The Indiana Supreme Court has declined to rehear a case that sought to force lawmakers to release their email correspondence with lobbying groups and businesses.
Tuesday's order denied a request by consumer advocates for a rehearing following an April ruling that lawmakers can ignore public record requests for those emails and other documents.
The Energy and Policy Institute, Citizens Action Coalition and Common Cause Indiana in May filed a petition for rehearing. In their original lawsuit, the groups asked the court order state Rep. Eric Koch, R-Bedford, chair of the Indiana House Utilities, Energy and Telecommunications Committee, and the lobbyists representing electric utility monopolies to publicly disclose their emails. The correspondence related to House Bill 1320, a measure addressing solar energy and net-metering that Koch introduced in the 2015 legislative session.

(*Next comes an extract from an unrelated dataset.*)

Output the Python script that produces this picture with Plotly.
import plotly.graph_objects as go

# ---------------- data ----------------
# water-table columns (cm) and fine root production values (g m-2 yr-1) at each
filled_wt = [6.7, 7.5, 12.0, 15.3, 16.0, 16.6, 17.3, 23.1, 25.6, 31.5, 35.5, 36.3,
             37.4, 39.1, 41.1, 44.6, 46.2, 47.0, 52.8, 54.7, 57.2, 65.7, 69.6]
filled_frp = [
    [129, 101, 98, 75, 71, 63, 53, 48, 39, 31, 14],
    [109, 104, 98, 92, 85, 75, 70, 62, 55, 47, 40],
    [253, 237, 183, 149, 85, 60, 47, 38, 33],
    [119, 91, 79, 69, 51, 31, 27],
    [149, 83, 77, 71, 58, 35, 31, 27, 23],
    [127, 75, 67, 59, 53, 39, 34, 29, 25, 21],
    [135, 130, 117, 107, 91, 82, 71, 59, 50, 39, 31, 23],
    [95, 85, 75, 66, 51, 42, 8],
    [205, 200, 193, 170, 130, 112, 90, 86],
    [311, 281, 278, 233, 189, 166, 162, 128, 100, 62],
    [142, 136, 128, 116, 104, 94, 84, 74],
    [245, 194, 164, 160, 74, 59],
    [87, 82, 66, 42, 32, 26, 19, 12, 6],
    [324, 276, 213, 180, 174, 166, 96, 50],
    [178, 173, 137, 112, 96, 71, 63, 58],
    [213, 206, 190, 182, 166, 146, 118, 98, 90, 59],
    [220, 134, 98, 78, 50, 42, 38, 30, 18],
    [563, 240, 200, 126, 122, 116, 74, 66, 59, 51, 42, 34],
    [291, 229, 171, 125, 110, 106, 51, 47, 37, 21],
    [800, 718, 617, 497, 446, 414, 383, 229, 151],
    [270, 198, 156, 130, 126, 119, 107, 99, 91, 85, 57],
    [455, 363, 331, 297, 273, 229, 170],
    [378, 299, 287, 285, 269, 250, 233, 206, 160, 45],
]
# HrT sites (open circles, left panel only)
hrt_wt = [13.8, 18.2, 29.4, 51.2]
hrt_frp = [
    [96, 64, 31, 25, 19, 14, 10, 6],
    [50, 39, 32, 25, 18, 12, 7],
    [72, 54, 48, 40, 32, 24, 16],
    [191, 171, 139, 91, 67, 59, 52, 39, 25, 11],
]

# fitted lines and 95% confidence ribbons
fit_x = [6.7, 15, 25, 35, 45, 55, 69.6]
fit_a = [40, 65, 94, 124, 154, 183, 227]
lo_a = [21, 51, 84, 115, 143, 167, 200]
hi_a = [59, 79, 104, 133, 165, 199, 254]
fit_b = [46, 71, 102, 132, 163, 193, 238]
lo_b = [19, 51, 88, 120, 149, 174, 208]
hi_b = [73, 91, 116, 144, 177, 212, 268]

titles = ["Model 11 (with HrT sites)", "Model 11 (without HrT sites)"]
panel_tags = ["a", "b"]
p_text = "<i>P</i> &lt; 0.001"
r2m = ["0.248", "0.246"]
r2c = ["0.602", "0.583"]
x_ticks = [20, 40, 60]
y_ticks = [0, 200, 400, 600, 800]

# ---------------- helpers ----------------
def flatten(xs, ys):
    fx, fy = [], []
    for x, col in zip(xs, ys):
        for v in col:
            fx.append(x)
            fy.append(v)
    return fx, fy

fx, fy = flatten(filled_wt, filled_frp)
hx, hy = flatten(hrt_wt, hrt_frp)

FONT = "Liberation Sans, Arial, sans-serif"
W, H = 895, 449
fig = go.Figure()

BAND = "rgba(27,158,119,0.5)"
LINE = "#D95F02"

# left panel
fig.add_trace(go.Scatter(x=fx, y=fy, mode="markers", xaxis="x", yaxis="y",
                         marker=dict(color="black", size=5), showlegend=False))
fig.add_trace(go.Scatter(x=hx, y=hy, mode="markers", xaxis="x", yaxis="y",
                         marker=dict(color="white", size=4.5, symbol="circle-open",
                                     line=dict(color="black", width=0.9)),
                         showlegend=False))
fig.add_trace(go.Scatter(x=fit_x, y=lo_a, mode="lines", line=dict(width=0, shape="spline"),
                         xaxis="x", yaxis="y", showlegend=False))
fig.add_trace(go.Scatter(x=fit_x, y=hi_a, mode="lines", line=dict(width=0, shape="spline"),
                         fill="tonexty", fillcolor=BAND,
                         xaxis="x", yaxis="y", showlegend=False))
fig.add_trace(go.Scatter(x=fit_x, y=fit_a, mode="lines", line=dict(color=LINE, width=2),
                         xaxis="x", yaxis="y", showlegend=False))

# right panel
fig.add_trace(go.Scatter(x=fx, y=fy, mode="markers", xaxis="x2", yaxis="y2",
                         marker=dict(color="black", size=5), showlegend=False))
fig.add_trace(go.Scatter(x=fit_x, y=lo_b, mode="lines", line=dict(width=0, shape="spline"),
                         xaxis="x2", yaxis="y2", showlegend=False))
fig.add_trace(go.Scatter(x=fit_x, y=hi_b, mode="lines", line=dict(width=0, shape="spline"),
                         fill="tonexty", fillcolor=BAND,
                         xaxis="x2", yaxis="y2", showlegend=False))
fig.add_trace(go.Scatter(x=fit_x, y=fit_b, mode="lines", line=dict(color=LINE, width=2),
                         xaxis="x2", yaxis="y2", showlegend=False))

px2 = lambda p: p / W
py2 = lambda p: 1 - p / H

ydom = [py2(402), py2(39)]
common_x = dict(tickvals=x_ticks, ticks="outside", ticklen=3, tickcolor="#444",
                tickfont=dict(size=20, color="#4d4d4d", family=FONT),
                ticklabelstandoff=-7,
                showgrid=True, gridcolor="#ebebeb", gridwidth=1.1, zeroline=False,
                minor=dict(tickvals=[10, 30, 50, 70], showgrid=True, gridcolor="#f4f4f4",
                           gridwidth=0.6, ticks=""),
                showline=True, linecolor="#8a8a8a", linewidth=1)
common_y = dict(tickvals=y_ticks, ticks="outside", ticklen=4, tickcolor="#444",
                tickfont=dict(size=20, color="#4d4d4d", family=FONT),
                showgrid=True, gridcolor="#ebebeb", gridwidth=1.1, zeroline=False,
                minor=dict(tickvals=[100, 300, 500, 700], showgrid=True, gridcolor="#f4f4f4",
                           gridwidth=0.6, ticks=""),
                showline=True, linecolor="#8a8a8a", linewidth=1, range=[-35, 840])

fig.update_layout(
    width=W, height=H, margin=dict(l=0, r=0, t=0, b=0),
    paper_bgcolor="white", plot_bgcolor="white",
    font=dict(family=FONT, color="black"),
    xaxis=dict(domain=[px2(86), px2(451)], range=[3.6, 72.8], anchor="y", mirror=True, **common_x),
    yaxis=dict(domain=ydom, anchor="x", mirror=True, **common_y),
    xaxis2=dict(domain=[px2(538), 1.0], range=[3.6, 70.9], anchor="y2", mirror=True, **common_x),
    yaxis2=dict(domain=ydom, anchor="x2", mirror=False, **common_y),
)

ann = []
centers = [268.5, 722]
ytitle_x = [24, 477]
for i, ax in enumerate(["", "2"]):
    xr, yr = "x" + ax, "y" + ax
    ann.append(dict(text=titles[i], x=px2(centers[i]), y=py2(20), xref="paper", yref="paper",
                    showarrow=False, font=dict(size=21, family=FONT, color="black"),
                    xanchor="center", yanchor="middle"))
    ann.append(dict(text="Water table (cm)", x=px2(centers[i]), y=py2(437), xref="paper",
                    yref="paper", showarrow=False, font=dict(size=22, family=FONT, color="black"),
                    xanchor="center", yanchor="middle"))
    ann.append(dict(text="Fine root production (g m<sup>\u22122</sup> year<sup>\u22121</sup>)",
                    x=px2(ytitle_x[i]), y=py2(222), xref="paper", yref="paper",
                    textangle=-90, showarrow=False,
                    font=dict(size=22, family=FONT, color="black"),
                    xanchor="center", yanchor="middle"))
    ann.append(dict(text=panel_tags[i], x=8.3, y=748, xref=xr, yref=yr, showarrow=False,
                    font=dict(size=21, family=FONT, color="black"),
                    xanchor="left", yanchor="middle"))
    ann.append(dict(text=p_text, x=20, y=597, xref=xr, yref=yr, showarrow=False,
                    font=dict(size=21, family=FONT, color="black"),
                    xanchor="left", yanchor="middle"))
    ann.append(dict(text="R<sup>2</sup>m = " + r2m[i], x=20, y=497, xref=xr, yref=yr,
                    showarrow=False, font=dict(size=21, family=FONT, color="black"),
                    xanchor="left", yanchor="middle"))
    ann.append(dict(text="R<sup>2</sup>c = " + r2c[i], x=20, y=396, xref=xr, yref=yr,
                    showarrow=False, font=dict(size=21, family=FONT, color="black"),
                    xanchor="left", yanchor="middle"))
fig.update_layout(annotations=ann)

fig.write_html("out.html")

In their petition for a rehearing, the nonprofits argued that not even reviewing the correspondence before ruling, the Supreme Court does not provide any reason for its conclusion that these documents are part of a core legislative function.
Three of the five justices rejected the rehearing request, while Justice Robert Rucker voted for it. Justice Geoffrey Slaughter, who joined the court in June, did not participate.
Slaughter was a private attorney when he represented House Republicans who fought the lawsuit seeking emails between Koch and utility companies.